- [What is asked]: Keep every line where the word "that" appears; drop the rest.

▽

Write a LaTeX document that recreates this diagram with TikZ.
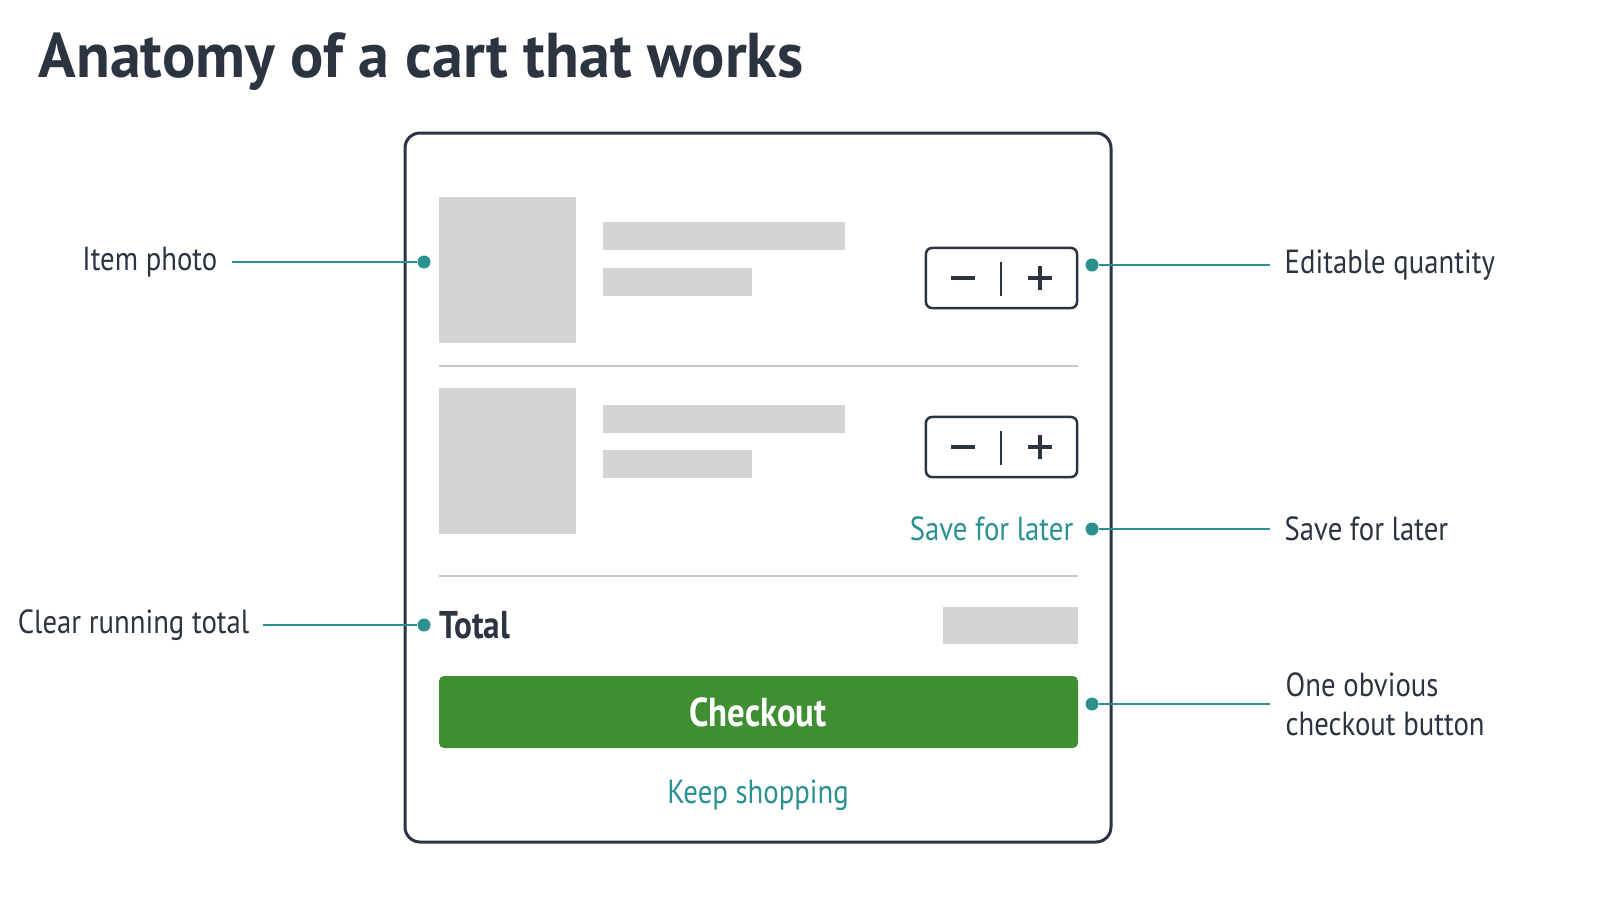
\documentclass[tikz,border=0pt]{standalone}
\usepackage{fontspec}
\setmainfont{PT Sans}[FakeStretch=0.86]
\newfontfamily\headfont{PT Sans}[FakeStretch=0.98]
\usetikzlibrary{positioning}
\definecolor{ink}{HTML}{2B3440}
\definecolor{teal}{HTML}{2A9090}
\definecolor{ghost}{HTML}{D4D4D4}
\definecolor{rule}{HTML}{C8C8C8}
\definecolor{go}{HTML}{3F8F32}
\tikzstyle{block} = [fill=ghost, draw=none]
\tikzstyle{qty} = [draw=ink, line width=0.25mm, rounded corners=0.06cm, minimum width=1.51cm, minimum height=0.6cm]
\tikzstyle{label} = [text=ink, font=\fontsize{9.5}{11}\selectfont, inner sep=0pt]
\tikzstyle{glyph} = [ink, line width=0.35mm]
\tikzstyle{pointer} = [teal, line width=0.25mm]
\tikzstyle{dot} = [circle, fill=teal, inner sep=0pt, minimum size=0.13cm]
\tikzstyle{link} = [text=teal, font=\fontsize{9.5}{11}\selectfont, inner sep=0pt]

\begin{document}
\begin{tikzpicture}[x=0.01cm,y=-0.01cm]
            \useasboundingbox (0,0) rectangle (1600,900);
            \node (title) [anchor=west,text=ink,font=\headfont\bfseries\fontsize{18}{20}\selectfont,inner sep=0pt] at (38,62) {Anatomy of a cart that works};
            \draw [ink,line width=0.3mm,rounded corners=0.15cm] (405,133) rectangle (1111,842);
            % first item
            \fill [block] (439,197) rectangle (576,343);
            \fill [block] (603,222) rectangle (845,250);
            \fill [block] (603,268) rectangle (752,296);
            \node (qty1) [qty] at (1001.5,278) {};
            \draw [ink,line width=0.25mm] (1001,262) -- (1001,296);
            \draw [glyph] (951,278) -- (975,278);
            \draw [glyph] (1028,278) -- (1052,278) (1040,266) -- (1040,290);
            \draw [rule,line width=0.25mm] (439,366) -- (1078,366);
            % second item
            \fill [block] (439,388) rectangle (576,534);
            \fill [block] (603,405) rectangle (845,433);
            \fill [block] (603,450) rectangle (752,478);
            \node (qty2) [qty] at (1001.5,447) {};
            \draw [ink,line width=0.25mm] (1001,431) -- (1001,465);
            \draw [glyph] (951,447) -- (975,447);
            \draw [glyph] (1028,447) -- (1052,447) (1040,435) -- (1040,459);
            \node (later) [link,anchor=east] at (1074,529) {Save for later};
            \draw [rule,line width=0.25mm] (439,576) -- (1078,576);
            % total and buttons
            \node (total) [label,anchor=west,font=\bfseries\fontsize{11}{13}\selectfont] at (439,625) {Total};
            \fill [block] (943,607) rectangle (1078,644);
            \fill [go,rounded corners=0.05cm] (439,676) rectangle (1078,748);
            \node (checkout) [text=white,font=\bfseries\fontsize{11.5}{13}\selectfont] at (758,712) {Checkout};
            \node (keep) [link] at (758,795) {Keep shopping};
            % callouts
            \node (photoL) [label,anchor=east] at (218,262) {Item photo};
            \node (photoD) [dot] at (424,262) {};
            \draw [pointer] (232,262) -- (photoD);
            \node (qtyL) [label,anchor=west] at (1284,265) {Editable quantity};
            \node (qtyD) [dot] at (1092,265) {};
            \draw [pointer] (qtyD) -- ++(178,0);
            \node (laterL) [label,anchor=west] at (1284,529) {Save for later};
            \node (laterD) [dot] at (1092,529) {};
            \draw [pointer] (laterD) -- ++(178,0);
            \node (totalL) [label,anchor=east] at (250,625) {Clear running total};
            \node (totalD) [dot] at (424,625) {};
            \draw [pointer] (263,625) -- (totalD);
            \node (checkL) [label,anchor=west,align=left] at (1285,704) {One obvious\\checkout button};
            \node (checkD) [dot] at (1092,704) {};
            \draw [pointer] (checkD) -- ++(178,0);
        \end{tikzpicture}
\end{document}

△

- [Finished task]:
Write a LaTeX document that recreates this diagram with TikZ.
            \node (title) [anchor=west,text=ink,font=\headfont\bfseries\fontsize{18}{20}\selectfont,inner sep=0pt] at (38,62) {Anatomy of a cart that works};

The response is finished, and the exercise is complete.